Define the boundary value problem for Poisson's equation as: $$ \left\{\begin{array}{ll} -\Delta u=f & \text { in } \Omega \\ u=g & \text { on } \Gamma \end{array},\right. $$ for given $f: \Omega \rightarrow \mathbb{R}, g: \Gamma \rightarrow \mathbb{R}$ and $\Gamma=\partial \Omega$.
Now we define Dirichlet's energy as: $$ I: \mathrm{C}^{1}(\bar{\Omega}) \rightarrow \mathbb{R}, \quad I(v):=\frac{1}{2} \int_{\Omega}|\nabla v|^{2} d x-\int_{\Omega} f v d x \quad v \in \mathrm{C}^{1}(\bar{\Omega}), $$ our class of admissible functions is this one $$ \mathcal{K}:=\left\{v \in \mathrm{C}^{2}(\Omega): v=g \text { on } \Gamma\right\} $$
Then I know this theorem holds:
Let $\Omega \subset \mathbb{R}^{n}$ be a bounded open set with $\Gamma=\partial \Omega$ of class $\mathrm{C}^{1}$ and let $f \in \mathrm{C}^{0}(\bar{\Omega})$ and $g \in \mathrm{C}^{0}(\Gamma)$. Assume $u \in \mathcal{K}$ solves the boundary value problem above. Then $$ I(u)=\min _{v \in \mathcal{K}} I(v) . $$ Viceversa, if $u \in \mathcal{K}$ satisfies this minimization problem, then $u$ solves the boundary-value problem.
But now I found this counterexample by Hadamard:
Let $\mathbb{D}=\left\{x \in \mathbb{R}^{2}:|x|<1\right\}$, and let $u: \mathbb{D} \rightarrow \mathbb{R}$ be given in polar coordinates by $$ u(r, \theta)=\sum_{n=1}^{\infty} n^{-2} r^{n !} \sin (n ! \theta) $$ It is easy to check that each term of the series is harmonic, and the series converges absolutely uniformly in $\overline{\mathbb{D}}$. Hence $u$ is harmonic in $\mathbb{D}$ and continuous in $\overline{\mathbb{D}}$. On the other hand, we have $$ E(u)=\int_{\mathbb{D}}|\nabla u|^{2} \geq \int_{0}^{2 \pi} \int_{0}^{\rho}\left|\partial_{r} u(r, \theta)\right|^{2} r \mathrm{~d} r \mathrm{~d} \theta=\sum_{n=1}^{\infty} \frac{\pi n !}{2 n^{4}} \rho^{2 n !} \geq \sum_{n=1}^{m} \frac{\pi n !}{2 n^{4}} \rho^{2 n !}, $$ for any $\rho<1$ and any integer $m$. This implies that $E(u)=\infty$. To conclude, there exists a Dirichlet datum $g \in C(\partial \mathbb{D})$ for which the Dirichlet problem is perfectly solvable, but the solution cannot be obtained by minimizing the Dirichlet energy. There is no full equivalence between the Dirichlet problem and the minimization problem.
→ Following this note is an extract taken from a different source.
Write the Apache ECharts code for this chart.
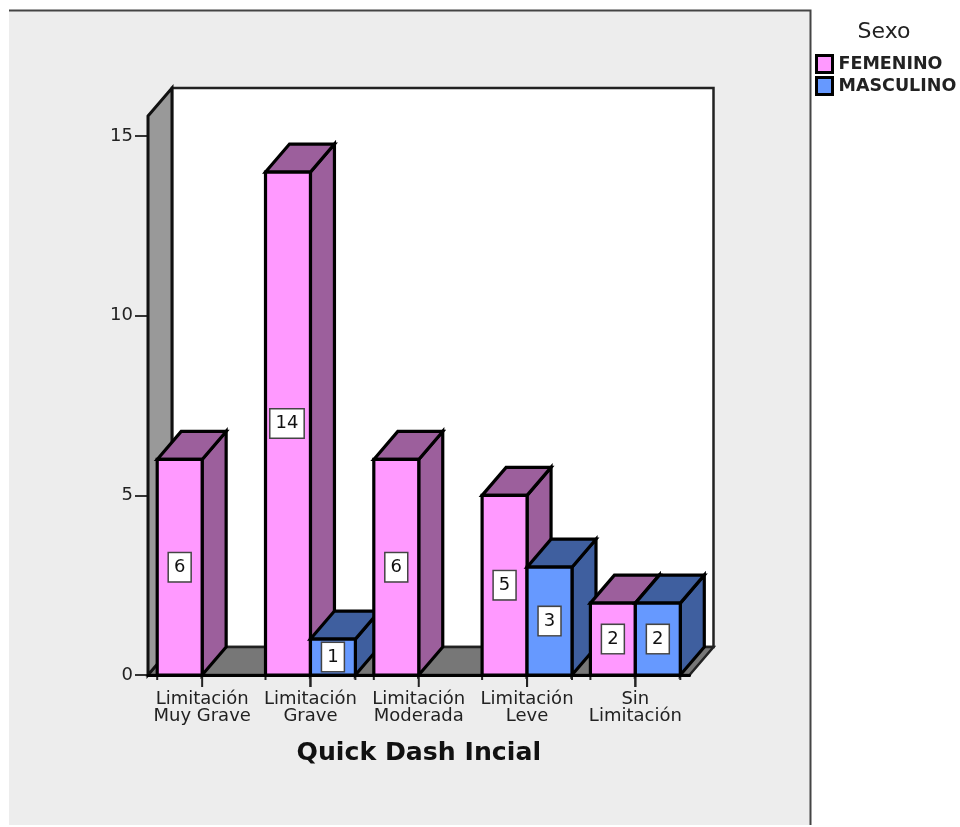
<!DOCTYPE html>
<html>
<head>
<meta charset="utf-8">
<style>html,body{margin:0;padding:0;background:#fff}#chart{width:960px;height:827px}</style>
<script src="https://cdn.jsdelivr.net/npm/echarts@6/dist/echarts.min.js"></script>
</head>
<body>
<div id="chart"></div>
<script>
// Quick Dash score by sex: counts per limitation level
const categories = ['Limitación\nMuy Grave', 'Limitación\nGrave', 'Limitación\nModerada', 'Limitación\nLeve', 'Sin\nLimitación'];
const femenino = [6, 14, 6, 5, 2];
const masculino = [null, 1, null, 3, 2];
const yTicks = [0, 5, 10, 15];

const FONT = '"DejaVu Sans", sans-serif';
const DEPTH_X = 24, DEPTH_Y = -28;   // oblique projection of the box depth
const BAR_RATIO = 0.415;             // bar width relative to the category band
const STROKE = 3.2;

function face(points, fill, z2) {
  return {
    type: 'polygon', z2,
    shape: { points },
    style: { fill, stroke: '#000', lineWidth: STROKE, lineJoin: 'miter' }
  };
}

// One oblique box per value, left-hand or right-hand of the category centre
function barRenderer(side, front, dark, order) {
  return function (params, api) {
    const cat = api.value(0), val = api.value(1);
    if (val == null || isNaN(val)) return;
    const top = api.coord([cat, val]);
    const base = api.coord([cat, 0]);
    const w = api.size([1, 0])[0] * BAR_RATIO;
    const x0 = side < 0 ? top[0] - w : top[0];
    const x1 = x0 + w;
    const y0 = top[1], y1 = base[1];
    const z = 10 + cat * 4 + order;
    const dx = DEPTH_X, dy = DEPTH_Y;
    // short ticks on the bar's outer edge, longer one on the category centre
    const outerTick = 5, centreTick = 12;
    const leftLen = side > 0 ? centreTick : outerTick;
    const rightLen = side < 0 ? centreTick : outerTick;
    return {
      type: 'group',
      children: [
        face([[x1, y0], [x1 + dx, y0 + dy], [x1 + dx, y1 + dy], [x1, y1]], dark, z),
        face([[x0, y0], [x0 + dx, y0 + dy], [x1 + dx, y0 + dy], [x1, y0]], dark, z),
        face([[x0, y0], [x1, y0], [x1, y1], [x0, y1]], front, z),
        {
          type: 'line', z2: z,
          shape: { x1: x0, y1: y1, x2: x0, y2: y1 + leftLen },
          style: { stroke: '#222', lineWidth: 2 }
        },
        {
          type: 'line', z2: z,
          shape: { x1: x1, y1: y1, x2: x1, y2: y1 + rightLen },
          style: { stroke: '#222', lineWidth: 2 }
        },
        {
          type: 'text', z2: z + 1,
          x: (x0 + x1) / 2 - (val >= 10 ? 1 : 0), y: (y0 + y1) / 2,
          style: {
            text: String(val),
            font: '18px ' + FONT,
            fill: '#111',
            align: 'center', verticalAlign: 'middle',
            backgroundColor: '#fff',
            borderColor: '#444', borderWidth: 1.5,
            padding: [6, 5, 4, 5]
          }
        }
      ]
    };
  };
}

// Back wall, side wall and floor of the plot box
function wallsRenderer(params) {
  const c = params.coordSys;
  const dx = DEPTH_X, dy = DEPTH_Y;
  const L = c.x, R = c.x + c.width, T = c.y, B = c.y + c.height;
  const wallStroke = { stroke: '#222', lineWidth: 2.5, lineJoin: 'miter' };
  return {
    type: 'group',
    children: [
      { type: 'polygon', z2: 1,
        shape: { points: [[L + dx, T + dy], [R + dx, T + dy], [R + dx, B + dy], [L + dx, B + dy]] },
        style: { fill: '#fff', ...wallStroke } },
      { type: 'polygon', z2: 2,
        shape: { points: [[L, B], [L + dx, B + dy], [R + dx, B + dy], [R, B]] },
        style: { fill: '#777', stroke: '#222', lineWidth: 2.5 } },
      { type: 'polygon', z2: 3,
        shape: { points: [[L, T], [L + dx, T + dy], [L + dx, B + dy], [L, B]] },
        style: { fill: '#999', stroke: '#111', lineWidth: 3 } }
    ]
  };
}

const chart = echarts.init(document.getElementById('chart'), null, { renderer: 'canvas' });
chart.setOption({
  backgroundColor: '#fff',
  animation: false,
  graphic: [
    { type: 'rect', z: -10, silent: true,
      shape: { x: 9, y: 10, width: 801, height: 815 },
      style: { fill: '#EDEDED' } },
    { type: 'polyline', z: -9, silent: true,
      shape: { points: [[9, 10.5], [810.5, 10.5], [810.5, 825]] },
      style: { fill: 'none', stroke: '#444', lineWidth: 2 } }
  ],
  title: {
    text: 'Sexo', left: 884, top: 21, textAlign: 'center',
    padding: 0,
    textStyle: { fontFamily: FONT, fontSize: 22, fontWeight: 'normal', color: '#222' }
  },
  legend: {
    orient: 'vertical', left: 815, top: 54, padding: 0,
    itemWidth: 16, itemHeight: 17, itemGap: 2, icon: 'rect',
    textStyle: { fontFamily: FONT, fontSize: 17.5, fontWeight: 'bold', color: '#222', padding: [0, 0, 0, 1] },
    data: [
      { name: 'FEMENINO', itemStyle: { color: '#FF99FF', borderColor: '#000', borderWidth: 3 } },
      { name: 'MASCULINO', itemStyle: { color: '#6699FF', borderColor: '#000', borderWidth: 3 } }
    ]
  },
  grid: { left: 148, top: 116, width: 541.5, height: 559 },
  xAxis: {
    type: 'category', data: categories,
    z: 5,
    axisLine: { lineStyle: { color: '#000', width: 3 } },
    axisTick: { show: false },
    axisLabel: { fontFamily: FONT, fontSize: 18, lineHeight: 17, color: '#222', margin: 16, interval: 0 },
    name: 'Quick Dash Incial', nameLocation: 'middle', nameGap: 66,
    nameTextStyle: { fontFamily: FONT, fontSize: 25.2, fontWeight: 'bold', color: '#111' }
  },
  yAxis: {
    type: 'value', min: 0, max: 15.56, interval: 5,
    splitLine: { show: false },
    axisLine: { show: true, lineStyle: { color: '#111', width: 3 } },
    axisTick: { show: true, length: 13, customValues: yTicks, lineStyle: { color: '#333', width: 2 } },
    axisLabel: { fontFamily: FONT, fontSize: 18, color: '#222', margin: 15, customValues: yTicks }
  },
  series: [
    { type: 'custom', name: 'walls', silent: true, z: 1, data: [[0, 0]], encode: { x: 0, y: 1 },
      renderItem: wallsRenderer, clip: false },
    { type: 'custom', name: 'FEMENINO', silent: true, z: 1, encode: { x: 0, y: 1 },
      itemStyle: { color: '#FF99FF' },
      data: femenino.map((v, i) => [i, v]),
      renderItem: barRenderer(-1, '#FF99FF', '#9C5F9C', 0), clip: false },
    { type: 'custom', name: 'MASCULINO', silent: true, z: 1, encode: { x: 0, y: 1 },
      itemStyle: { color: '#6699FF' },
      data: masculino.map((v, i) => [i, v]),
      renderItem: barRenderer(1, '#6699FF', '#3F5F9F', 2), clip: false }
  ]
});
</script>
</body>
</html>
How is the theorem ruling out the counterexample?
The theorem is "almost" true, but stated as it is stated it is missing a technical condition (which is actually the one the counterexample is exploiting).
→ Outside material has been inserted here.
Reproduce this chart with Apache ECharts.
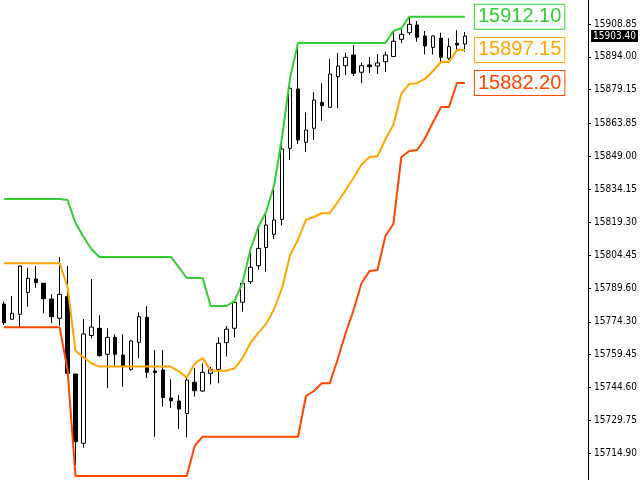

Let me state your theorem correctly:
and assume also there exists at least one function in $\mathcal{K}$ making the Dirichlet's integral finite.
Indeed notice that in your counterexample, all functions in $\mathcal{K}$, that is all functions that satisfy your "Dirichlet datum" $g \in \mathcal{C}(\partial \mathbb{D}$) have infinite Dirichlet energy by the computation above when you let $\rho = 1$ (that is, on the boundary of your domain).
The moral is the following: this is a nice example that technical conditions are not important as far as "main ideas" are concerned, but are important otherwise you may construct counterexamples that (in general) falsify your theorem.